- TASK STATEMENT: In the entries below, find the line with "Convert this chart to Apache ECharts code." and the line with "const SERIF = 'Liberation Serif';", then retype both and everything between them exactly. Do not copy the pictures.

- DATASET RECORDS:
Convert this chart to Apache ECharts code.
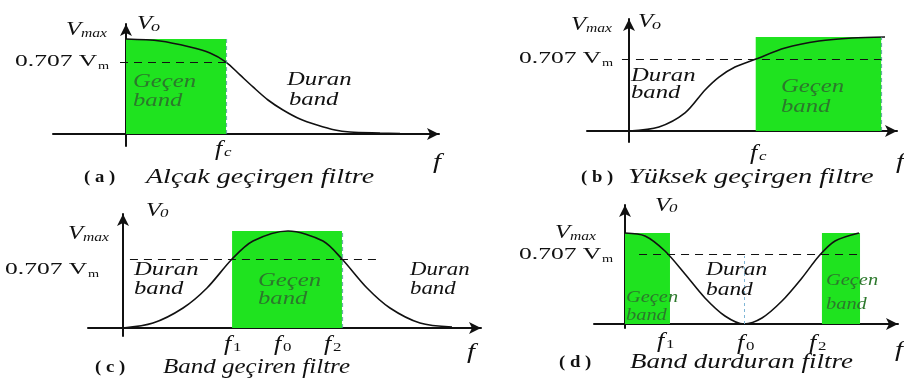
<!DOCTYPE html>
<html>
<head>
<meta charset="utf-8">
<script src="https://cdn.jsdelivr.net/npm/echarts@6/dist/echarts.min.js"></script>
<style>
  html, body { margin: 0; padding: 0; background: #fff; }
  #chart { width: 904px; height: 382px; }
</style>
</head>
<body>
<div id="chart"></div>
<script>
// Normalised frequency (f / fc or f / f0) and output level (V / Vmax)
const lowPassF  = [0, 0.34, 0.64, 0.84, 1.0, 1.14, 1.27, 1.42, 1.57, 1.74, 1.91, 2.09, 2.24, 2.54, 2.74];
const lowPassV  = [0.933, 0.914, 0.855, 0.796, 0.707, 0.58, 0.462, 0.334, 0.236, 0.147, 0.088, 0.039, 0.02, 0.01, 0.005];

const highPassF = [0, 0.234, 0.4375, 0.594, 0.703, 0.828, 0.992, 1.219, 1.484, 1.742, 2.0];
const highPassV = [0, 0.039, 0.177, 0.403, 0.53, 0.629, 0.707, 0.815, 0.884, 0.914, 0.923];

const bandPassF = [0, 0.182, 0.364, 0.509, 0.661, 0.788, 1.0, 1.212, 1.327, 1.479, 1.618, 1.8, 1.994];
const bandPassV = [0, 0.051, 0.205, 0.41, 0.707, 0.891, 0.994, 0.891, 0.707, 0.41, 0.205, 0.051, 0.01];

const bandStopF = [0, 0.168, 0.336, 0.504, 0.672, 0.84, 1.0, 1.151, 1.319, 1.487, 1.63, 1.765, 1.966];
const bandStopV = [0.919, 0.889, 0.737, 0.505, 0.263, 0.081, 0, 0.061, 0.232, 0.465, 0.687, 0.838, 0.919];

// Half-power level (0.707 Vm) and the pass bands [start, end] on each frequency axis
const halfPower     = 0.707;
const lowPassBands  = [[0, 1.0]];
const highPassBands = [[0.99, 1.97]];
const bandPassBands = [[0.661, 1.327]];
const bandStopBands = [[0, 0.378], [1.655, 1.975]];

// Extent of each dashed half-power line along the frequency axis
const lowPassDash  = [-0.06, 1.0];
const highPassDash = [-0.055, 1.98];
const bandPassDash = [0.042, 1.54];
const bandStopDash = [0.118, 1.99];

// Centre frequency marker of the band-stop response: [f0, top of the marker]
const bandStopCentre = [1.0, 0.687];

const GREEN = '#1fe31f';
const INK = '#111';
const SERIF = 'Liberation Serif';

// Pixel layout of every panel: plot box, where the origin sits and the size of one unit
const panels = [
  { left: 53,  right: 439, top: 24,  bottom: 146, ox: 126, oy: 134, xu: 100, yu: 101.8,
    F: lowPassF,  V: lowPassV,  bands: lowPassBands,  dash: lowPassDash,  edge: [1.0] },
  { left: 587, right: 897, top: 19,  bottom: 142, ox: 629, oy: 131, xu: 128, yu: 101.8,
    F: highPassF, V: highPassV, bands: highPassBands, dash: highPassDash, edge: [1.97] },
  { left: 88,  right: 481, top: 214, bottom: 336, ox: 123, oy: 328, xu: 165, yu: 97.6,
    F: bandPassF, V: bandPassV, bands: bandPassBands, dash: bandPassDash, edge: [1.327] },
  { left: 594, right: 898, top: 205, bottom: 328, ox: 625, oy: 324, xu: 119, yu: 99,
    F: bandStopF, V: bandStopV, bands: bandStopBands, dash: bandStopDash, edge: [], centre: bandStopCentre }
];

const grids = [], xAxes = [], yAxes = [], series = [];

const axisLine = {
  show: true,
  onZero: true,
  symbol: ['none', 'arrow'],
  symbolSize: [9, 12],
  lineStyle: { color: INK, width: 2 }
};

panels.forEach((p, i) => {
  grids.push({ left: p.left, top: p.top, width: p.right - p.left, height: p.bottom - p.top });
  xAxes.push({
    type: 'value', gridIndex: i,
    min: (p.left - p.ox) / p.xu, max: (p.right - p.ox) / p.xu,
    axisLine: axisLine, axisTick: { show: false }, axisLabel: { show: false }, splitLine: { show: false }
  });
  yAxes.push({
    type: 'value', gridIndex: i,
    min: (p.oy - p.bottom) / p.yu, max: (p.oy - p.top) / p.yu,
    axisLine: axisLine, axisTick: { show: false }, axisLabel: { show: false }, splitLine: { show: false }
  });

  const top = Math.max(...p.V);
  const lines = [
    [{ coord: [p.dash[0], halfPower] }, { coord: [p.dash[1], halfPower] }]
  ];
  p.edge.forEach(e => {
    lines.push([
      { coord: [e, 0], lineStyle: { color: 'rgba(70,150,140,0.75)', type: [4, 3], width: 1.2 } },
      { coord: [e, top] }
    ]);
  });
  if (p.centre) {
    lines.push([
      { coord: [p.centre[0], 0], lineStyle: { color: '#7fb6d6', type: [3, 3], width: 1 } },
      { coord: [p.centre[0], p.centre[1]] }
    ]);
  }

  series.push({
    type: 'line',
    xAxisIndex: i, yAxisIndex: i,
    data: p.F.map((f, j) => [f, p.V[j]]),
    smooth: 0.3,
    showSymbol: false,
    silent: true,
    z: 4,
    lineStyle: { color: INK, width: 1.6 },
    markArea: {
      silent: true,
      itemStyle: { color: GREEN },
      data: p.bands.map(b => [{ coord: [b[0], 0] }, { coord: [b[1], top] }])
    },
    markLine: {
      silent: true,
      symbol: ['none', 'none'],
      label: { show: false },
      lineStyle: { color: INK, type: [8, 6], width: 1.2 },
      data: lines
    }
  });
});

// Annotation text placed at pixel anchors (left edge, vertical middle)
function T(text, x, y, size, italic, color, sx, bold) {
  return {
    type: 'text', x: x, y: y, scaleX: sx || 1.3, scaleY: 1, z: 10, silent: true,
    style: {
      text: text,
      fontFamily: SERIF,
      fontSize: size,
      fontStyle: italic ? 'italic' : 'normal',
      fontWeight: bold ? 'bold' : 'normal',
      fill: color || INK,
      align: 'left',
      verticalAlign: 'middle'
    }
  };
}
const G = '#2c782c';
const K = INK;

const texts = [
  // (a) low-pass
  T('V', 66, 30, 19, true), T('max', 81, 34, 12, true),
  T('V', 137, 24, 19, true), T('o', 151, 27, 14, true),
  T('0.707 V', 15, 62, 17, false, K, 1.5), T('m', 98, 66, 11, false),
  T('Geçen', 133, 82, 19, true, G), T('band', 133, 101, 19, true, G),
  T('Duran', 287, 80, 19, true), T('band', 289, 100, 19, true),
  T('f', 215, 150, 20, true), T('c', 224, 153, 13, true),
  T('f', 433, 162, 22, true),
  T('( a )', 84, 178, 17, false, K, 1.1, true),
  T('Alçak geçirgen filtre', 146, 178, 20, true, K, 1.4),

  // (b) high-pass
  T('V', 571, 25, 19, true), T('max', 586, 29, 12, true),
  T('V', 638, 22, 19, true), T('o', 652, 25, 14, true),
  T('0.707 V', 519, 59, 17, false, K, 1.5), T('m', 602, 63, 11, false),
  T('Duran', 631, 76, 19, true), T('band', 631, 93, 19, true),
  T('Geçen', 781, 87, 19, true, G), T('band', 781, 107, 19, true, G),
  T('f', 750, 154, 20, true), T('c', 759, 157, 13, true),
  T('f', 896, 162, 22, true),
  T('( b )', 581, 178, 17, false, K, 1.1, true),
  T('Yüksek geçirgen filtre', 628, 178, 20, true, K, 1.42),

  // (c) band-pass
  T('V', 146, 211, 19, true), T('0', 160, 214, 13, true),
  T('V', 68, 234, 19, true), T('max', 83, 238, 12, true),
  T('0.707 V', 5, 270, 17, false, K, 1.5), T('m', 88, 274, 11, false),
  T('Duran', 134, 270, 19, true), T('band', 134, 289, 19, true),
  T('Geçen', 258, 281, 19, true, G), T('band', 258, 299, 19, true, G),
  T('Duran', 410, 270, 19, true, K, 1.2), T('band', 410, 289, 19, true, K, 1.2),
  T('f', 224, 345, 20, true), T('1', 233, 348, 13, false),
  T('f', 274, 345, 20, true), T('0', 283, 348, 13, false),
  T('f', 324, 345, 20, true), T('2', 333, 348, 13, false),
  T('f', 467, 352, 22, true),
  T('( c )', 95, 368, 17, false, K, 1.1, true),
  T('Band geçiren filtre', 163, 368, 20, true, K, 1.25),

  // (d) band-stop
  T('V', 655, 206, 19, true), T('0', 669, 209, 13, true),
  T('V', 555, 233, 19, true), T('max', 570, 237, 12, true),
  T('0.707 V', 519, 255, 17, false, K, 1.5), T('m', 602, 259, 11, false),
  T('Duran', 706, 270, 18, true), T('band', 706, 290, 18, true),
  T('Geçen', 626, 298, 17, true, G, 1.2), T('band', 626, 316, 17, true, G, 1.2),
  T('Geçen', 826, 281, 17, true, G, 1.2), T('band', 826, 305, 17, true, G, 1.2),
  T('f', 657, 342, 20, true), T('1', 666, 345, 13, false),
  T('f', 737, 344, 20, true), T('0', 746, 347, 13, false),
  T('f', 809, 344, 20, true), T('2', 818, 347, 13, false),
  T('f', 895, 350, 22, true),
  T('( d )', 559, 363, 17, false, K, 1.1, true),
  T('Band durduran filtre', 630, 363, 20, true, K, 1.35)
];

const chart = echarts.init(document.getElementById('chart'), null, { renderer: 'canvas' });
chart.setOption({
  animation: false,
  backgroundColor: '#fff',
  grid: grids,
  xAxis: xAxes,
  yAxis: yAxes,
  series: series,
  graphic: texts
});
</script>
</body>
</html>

---

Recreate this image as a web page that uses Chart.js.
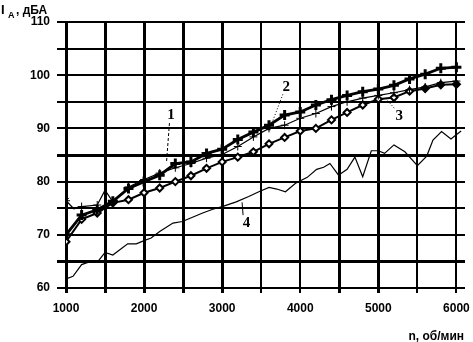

- ANSWER TO THIS EXERCISE:
Convert this chart to Apache ECharts code.
<!DOCTYPE html>
<html>
<head>
<meta charset="utf-8">
<script src="https://cdn.jsdelivr.net/npm/echarts@6/dist/echarts.min.js"></script>
<style>
  html, body { margin: 0; padding: 0; background: #fff; }
  #chart { width: 904px; height: 382px; }
</style>
</head>
<body>
<div id="chart"></div>
<script>
// Normalised frequency (f / fc or f / f0) and output level (V / Vmax)
const lowPassF  = [0, 0.34, 0.64, 0.84, 1.0, 1.14, 1.27, 1.42, 1.57, 1.74, 1.91, 2.09, 2.24, 2.54, 2.74];
const lowPassV  = [0.933, 0.914, 0.855, 0.796, 0.707, 0.58, 0.462, 0.334, 0.236, 0.147, 0.088, 0.039, 0.02, 0.01, 0.005];

const highPassF = [0, 0.234, 0.4375, 0.594, 0.703, 0.828, 0.992, 1.219, 1.484, 1.742, 2.0];
const highPassV = [0, 0.039, 0.177, 0.403, 0.53, 0.629, 0.707, 0.815, 0.884, 0.914, 0.923];

const bandPassF = [0, 0.182, 0.364, 0.509, 0.661, 0.788, 1.0, 1.212, 1.327, 1.479, 1.618, 1.8, 1.994];
const bandPassV = [0, 0.051, 0.205, 0.41, 0.707, 0.891, 0.994, 0.891, 0.707, 0.41, 0.205, 0.051, 0.01];

const bandStopF = [0, 0.168, 0.336, 0.504, 0.672, 0.84, 1.0, 1.151, 1.319, 1.487, 1.63, 1.765, 1.966];
const bandStopV = [0.919, 0.889, 0.737, 0.505, 0.263, 0.081, 0, 0.061, 0.232, 0.465, 0.687, 0.838, 0.919];

// Half-power level (0.707 Vm) and the pass bands [start, end] on each frequency axis
const halfPower     = 0.707;
const lowPassBands  = [[0, 1.0]];
const highPassBands = [[0.99, 1.97]];
const bandPassBands = [[0.661, 1.327]];
const bandStopBands = [[0, 0.378], [1.655, 1.975]];

// Extent of each dashed half-power line along the frequency axis
const lowPassDash  = [-0.06, 1.0];
const highPassDash = [-0.055, 1.98];
const bandPassDash = [0.042, 1.54];
const bandStopDash = [0.118, 1.99];

// Centre frequency marker of the band-stop response: [f0, top of the marker]
const bandStopCentre = [1.0, 0.687];

const GREEN = '#1fe31f';
const INK = '#111';
const SERIF = 'Liberation Serif';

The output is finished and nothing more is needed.